───── Material shown

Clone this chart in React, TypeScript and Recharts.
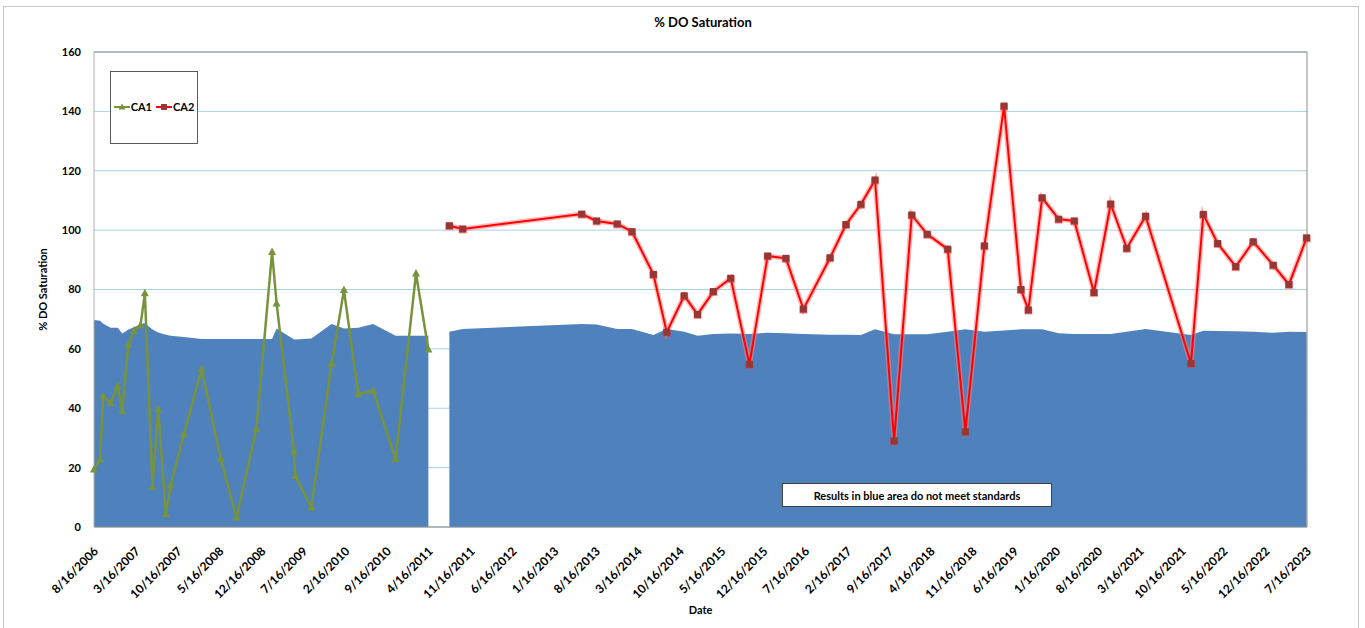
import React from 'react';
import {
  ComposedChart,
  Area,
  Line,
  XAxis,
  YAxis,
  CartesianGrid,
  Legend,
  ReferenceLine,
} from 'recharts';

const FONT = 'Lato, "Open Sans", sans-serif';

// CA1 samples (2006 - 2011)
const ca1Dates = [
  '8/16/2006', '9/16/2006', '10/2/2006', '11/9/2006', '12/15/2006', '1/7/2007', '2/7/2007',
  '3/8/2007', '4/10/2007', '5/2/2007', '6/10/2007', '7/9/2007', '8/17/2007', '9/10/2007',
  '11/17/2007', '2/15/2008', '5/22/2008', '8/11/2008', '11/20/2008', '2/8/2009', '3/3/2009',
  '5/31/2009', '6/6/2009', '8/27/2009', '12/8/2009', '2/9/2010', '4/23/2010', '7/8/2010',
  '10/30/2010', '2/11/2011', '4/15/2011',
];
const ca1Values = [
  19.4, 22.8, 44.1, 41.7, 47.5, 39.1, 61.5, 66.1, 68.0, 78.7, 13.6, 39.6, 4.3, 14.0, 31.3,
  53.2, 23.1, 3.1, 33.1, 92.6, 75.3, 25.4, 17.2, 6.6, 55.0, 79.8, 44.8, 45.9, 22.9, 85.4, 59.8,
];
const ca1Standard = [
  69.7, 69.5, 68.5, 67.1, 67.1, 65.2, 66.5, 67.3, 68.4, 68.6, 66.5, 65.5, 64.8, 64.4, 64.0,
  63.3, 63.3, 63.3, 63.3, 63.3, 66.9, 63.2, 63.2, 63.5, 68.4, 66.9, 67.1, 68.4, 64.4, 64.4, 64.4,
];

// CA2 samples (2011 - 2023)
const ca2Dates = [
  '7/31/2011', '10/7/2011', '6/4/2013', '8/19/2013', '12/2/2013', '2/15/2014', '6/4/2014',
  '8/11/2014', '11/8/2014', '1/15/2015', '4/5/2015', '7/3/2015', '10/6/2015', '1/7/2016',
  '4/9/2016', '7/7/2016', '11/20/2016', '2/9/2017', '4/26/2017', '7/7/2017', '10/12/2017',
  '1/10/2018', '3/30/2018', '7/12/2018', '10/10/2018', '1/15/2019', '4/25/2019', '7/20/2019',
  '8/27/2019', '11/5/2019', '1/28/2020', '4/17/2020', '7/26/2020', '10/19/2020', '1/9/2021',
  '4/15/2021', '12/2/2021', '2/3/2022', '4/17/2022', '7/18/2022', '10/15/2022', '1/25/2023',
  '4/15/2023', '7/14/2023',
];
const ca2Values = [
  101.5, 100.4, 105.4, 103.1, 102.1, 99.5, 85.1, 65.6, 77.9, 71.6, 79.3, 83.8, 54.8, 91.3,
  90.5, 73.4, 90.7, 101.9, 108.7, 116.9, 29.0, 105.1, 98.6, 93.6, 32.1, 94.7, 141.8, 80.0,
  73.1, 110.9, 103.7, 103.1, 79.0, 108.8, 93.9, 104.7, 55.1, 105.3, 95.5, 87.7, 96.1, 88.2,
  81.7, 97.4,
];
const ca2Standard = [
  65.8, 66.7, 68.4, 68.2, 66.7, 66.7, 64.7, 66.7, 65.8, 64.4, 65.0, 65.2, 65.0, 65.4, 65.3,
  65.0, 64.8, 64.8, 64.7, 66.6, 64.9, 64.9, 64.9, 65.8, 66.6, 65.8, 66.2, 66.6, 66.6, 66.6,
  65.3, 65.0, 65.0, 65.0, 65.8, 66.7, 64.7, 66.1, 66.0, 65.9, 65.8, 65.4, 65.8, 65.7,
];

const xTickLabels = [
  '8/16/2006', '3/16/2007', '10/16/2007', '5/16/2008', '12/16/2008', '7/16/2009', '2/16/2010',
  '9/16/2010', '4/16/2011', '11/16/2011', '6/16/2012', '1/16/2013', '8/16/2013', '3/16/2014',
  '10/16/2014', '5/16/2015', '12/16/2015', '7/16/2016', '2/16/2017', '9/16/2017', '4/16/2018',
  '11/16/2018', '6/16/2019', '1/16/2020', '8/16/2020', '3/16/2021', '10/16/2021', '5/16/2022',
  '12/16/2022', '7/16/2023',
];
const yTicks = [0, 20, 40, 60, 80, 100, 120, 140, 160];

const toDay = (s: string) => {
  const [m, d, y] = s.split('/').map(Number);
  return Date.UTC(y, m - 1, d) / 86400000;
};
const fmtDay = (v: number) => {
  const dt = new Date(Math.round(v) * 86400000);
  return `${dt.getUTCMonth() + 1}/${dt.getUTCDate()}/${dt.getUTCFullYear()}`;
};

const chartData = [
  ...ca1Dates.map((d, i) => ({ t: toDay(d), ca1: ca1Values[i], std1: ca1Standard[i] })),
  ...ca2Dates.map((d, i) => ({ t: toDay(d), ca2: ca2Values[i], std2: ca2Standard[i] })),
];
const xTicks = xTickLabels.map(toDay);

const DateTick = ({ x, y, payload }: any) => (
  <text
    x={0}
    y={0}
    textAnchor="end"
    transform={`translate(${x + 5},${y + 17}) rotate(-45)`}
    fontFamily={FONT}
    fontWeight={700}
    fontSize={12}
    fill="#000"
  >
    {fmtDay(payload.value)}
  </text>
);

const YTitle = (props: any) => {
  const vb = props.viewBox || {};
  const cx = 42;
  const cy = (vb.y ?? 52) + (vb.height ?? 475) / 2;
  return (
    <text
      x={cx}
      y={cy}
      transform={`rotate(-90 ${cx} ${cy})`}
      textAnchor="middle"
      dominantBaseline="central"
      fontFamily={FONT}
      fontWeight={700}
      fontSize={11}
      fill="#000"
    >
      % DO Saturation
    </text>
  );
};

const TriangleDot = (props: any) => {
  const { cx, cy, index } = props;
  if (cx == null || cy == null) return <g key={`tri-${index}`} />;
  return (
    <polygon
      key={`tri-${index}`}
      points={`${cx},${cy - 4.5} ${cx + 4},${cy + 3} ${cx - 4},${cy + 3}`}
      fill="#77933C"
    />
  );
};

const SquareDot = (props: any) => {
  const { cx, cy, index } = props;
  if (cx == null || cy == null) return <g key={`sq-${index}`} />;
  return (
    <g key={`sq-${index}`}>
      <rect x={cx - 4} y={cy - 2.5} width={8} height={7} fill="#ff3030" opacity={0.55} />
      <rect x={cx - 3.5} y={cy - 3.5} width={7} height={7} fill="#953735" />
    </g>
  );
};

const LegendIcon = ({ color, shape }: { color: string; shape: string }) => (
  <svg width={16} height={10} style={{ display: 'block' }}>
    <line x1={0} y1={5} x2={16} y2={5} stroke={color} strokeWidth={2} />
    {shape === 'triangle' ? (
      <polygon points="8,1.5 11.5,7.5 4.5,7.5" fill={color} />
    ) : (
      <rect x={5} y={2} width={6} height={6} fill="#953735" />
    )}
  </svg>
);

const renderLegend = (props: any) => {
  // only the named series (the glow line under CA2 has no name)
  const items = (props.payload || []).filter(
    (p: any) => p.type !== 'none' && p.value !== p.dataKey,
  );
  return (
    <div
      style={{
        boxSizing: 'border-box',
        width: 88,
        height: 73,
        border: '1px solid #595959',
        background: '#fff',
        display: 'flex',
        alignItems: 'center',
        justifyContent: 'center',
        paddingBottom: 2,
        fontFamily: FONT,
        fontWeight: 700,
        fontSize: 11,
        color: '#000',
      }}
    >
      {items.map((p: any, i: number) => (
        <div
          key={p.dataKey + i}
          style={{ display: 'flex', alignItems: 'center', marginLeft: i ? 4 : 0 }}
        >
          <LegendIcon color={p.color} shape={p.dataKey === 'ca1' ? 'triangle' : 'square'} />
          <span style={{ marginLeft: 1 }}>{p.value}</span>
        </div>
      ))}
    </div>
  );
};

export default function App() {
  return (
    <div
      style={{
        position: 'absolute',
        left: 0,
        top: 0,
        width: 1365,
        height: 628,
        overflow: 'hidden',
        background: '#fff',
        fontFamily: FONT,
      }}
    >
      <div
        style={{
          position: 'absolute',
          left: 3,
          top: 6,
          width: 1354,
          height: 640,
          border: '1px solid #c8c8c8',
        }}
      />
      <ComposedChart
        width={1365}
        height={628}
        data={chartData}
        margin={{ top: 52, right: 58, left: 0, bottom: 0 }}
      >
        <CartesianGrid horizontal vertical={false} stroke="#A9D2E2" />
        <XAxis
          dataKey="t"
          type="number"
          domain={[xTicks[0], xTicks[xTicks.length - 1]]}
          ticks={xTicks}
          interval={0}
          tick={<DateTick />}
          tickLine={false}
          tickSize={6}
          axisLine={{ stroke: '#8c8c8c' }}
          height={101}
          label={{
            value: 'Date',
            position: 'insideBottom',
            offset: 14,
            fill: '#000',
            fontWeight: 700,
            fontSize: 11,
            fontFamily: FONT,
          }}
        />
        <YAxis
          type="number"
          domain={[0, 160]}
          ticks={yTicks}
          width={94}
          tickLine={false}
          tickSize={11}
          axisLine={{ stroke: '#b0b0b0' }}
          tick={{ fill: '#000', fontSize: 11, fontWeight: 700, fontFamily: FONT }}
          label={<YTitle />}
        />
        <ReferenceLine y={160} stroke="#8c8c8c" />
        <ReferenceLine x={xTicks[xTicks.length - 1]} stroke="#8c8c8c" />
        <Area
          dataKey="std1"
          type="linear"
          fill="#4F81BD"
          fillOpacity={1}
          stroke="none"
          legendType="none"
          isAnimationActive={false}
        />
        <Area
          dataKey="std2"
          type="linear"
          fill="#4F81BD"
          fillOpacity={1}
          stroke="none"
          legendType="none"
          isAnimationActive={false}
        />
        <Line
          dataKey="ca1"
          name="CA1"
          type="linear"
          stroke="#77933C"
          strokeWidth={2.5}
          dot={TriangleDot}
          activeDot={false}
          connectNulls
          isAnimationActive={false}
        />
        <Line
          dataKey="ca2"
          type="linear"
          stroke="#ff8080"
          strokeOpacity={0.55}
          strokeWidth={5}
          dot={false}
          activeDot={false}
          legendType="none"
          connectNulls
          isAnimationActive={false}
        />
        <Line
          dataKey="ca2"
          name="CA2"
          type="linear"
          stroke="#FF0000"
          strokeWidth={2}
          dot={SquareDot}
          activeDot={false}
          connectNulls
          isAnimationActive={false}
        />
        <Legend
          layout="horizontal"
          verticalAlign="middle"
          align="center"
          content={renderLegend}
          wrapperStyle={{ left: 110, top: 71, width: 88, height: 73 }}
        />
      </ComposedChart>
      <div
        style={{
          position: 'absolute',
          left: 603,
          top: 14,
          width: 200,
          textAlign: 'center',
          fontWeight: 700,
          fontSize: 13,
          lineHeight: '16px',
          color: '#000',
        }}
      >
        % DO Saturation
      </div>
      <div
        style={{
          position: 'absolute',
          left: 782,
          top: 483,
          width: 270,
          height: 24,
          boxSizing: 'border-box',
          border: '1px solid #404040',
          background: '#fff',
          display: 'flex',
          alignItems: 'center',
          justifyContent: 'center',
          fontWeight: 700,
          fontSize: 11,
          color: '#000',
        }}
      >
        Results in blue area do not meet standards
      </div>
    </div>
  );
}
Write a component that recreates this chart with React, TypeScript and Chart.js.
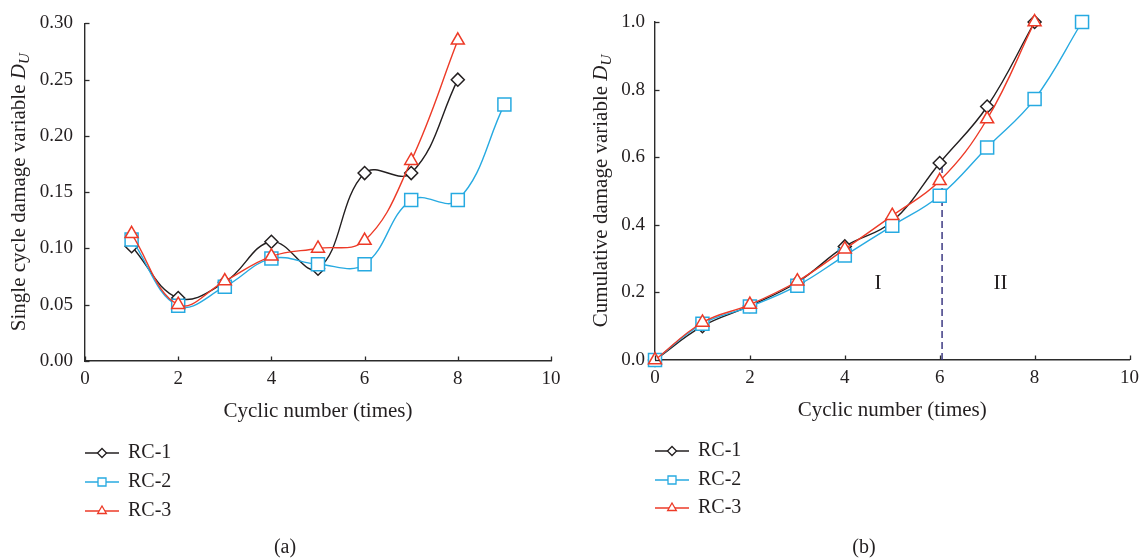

──────────

** Aim **
Extract all lines of the records above that include "this".

** Solution to the problem **
Clone this chart in React, TypeScript and Recharts.
Write a component that recreates this chart with React, TypeScript and Chart.js.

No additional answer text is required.